Your first frat party changes you. Whether it’s for worse or for better depends on if you’re at Sig Nu or AEPi, but one thing is for sure: after stepping off of this beer-soaked dance floor and back into the safety, security and sunlight of the real world, you’ll be sure to be able to buff up that unimpressive skills section on your resume. Here are just five of the entry-level skills CU students can  add to their resumes after attending a frat party.

5.) Keeps calm under pressure:
Every high school senior thinks they’re so cool being able to take a shot of Smirnoff without a chaser. Rookies. The true test of power comes when it’s Jersey Tuesday and an effortlessly cool-looking Pi Kapp in a Polo hat hands you a bottle of whipped cream Burnett’s with a smile and a wink, making you feel low-key obliged to take a pull while looking mildly hot. Your esophagus is literally screaming at you to stop. No, not until he looks away! After this, you can keep a straight face in any situation.

4.) Willingness to get down and dirty:
Nothing says takes courage like touching a 1930s-era porcelain toilet that hasn’t been cleaned in literally months at SAE. You’re too drunk to hover, so your naked ass is all up on that loose-ass toilet seat. But you have the bladder of a small chicken right now and you have five seconds until your 15 best friends pee themselves, so you’ll do what you gotta do.

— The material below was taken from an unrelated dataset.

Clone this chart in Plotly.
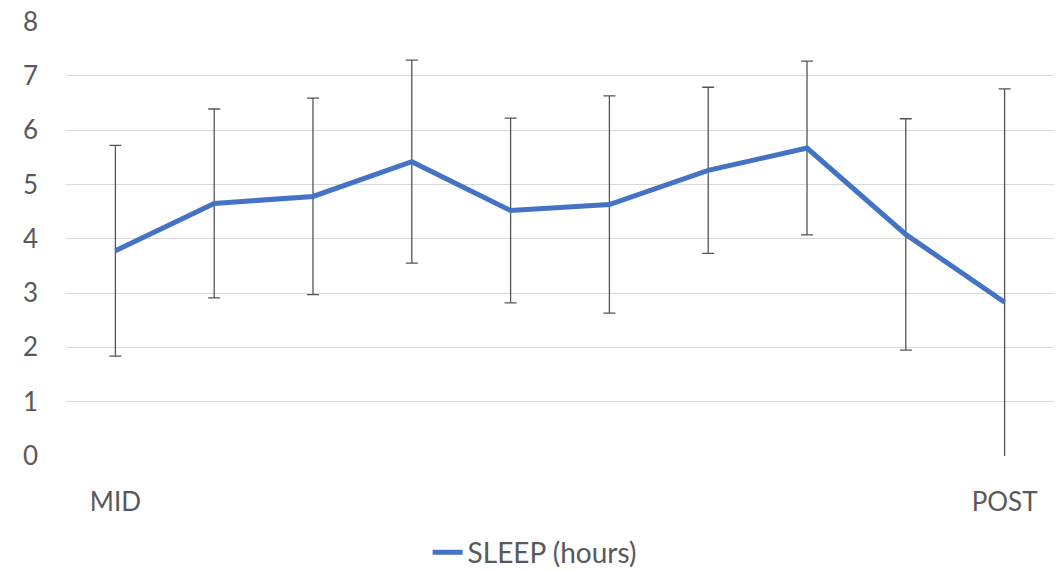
import plotly.graph_objects as go

# Data
x_labels = ["MID", "", "", "", "", "", "", "", "", "POST"]
sleep_hours = [3.78, 4.65, 4.78, 5.42, 4.52, 4.63, 5.26, 5.67, 4.08, 2.83]
sleep_err = [1.94, 1.74, 1.81, 1.87, 1.70, 2.00, 1.53, 1.60, 2.13, 3.93]
y_ticks = [0, 1, 2, 3, 4, 5, 6, 7, 8]

idx = list(range(len(sleep_hours)))

fig = go.Figure()
fig.add_trace(go.Scatter(
    x=idx,
    y=sleep_hours,
    mode="lines",
    name="SLEEP (hours)",
    line=dict(color="#4472C4", width=5),
    error_y=dict(type="data", array=sleep_err, symmetric=True,
                 color="#555555", thickness=1.3, width=6),
))

fig.update_layout(
    width=1061, height=600,
    margin=dict(l=66, r=7, t=21, b=144, autoexpand=False),
    paper_bgcolor="white", plot_bgcolor="white",
    font=dict(family="Lato, Open Sans, sans-serif", size=26, color="#595959"),
    showlegend=True,
    legend=dict(orientation="h", x=0.366, xanchor="left", y=-0.222, yanchor="middle",
                font=dict(size=28, color="#595959")),
    xaxis=dict(range=[-0.5, 9.5], tickmode="array", tickvals=idx, ticktext=x_labels,
               showgrid=False, zeroline=False, showline=False, ticks="",
               ticklabelstandoff=28, fixedrange=True, automargin=False),
    yaxis=dict(range=[0, 8.01], tickmode="array", tickvals=y_ticks,
               showgrid=True, gridcolor="#D9D9D9", gridwidth=1,
               zeroline=False, showline=False, ticks="", ticklabelstandoff=27,
               fixedrange=True, automargin=False),
)

fig.write_html(
    "out.html",
    config={"displayModeBar": False},
    post_script="document.body.style.margin='0px';document.body.style.overflow='hidden';",
)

No mess will ever seem so terrifying ever again, not even eating at the C4C.

3.) Adept at focusing on the task at hand:
After having a full-length conversation with your friend about how the fuck you’re getting back to CheyHo over the the horrible screeching and pounding of some random Soundcloud remix of “Closer” that should probably be illegal, you’ll learn to block out the noise. You’ll now be able to effectively tune out your coworkers, office crush or whoever the hell is bothering you and get shit done! Selective hearing is an essential skill for any young professional.

2.) Fluent in complex industry jargon:
Talking to boys who have shotgunned so many Nattys, ripped so many Juuls and gulped down so much Absolut is even less stimulating than talking to your elderly coworker about their grandchildren. But we feel like we should be civil towards the Junior asking us who we came to this basement frat party with when really we both know that neither of us give a shit who you’re here with. You’ll master the art of pseudo-conversation; talking without saying anything that he can use to identify you when he sees you leaving CHEM 140.

1.) Years of experience in exploitation:
Being a #girlboss in the workforce means dodging creepy advances from your 50-year-old boss. And when he sees you went to CU, he’ll smirk and make some weird comment about how you must know how to party. But you won’t flinch, after four or so years of fraternity boys calling you sweetie and touching you without asking, you’re used to it. After a few frat parties under your belt, you’ll be so used to being treated like an object, you won’t even notice!

Next time you’re struggling to think of applicable workplace skills to fluff up your resume with, don’t fret! Just think of all the bullshit you’ve been through in order to get alcohol underage and stay socially relevant. Finally, you can delete “Microsoft Word” from your list of proficiencies and replace it instead with the ability to beer-bong three beers. We Buffs are always learning.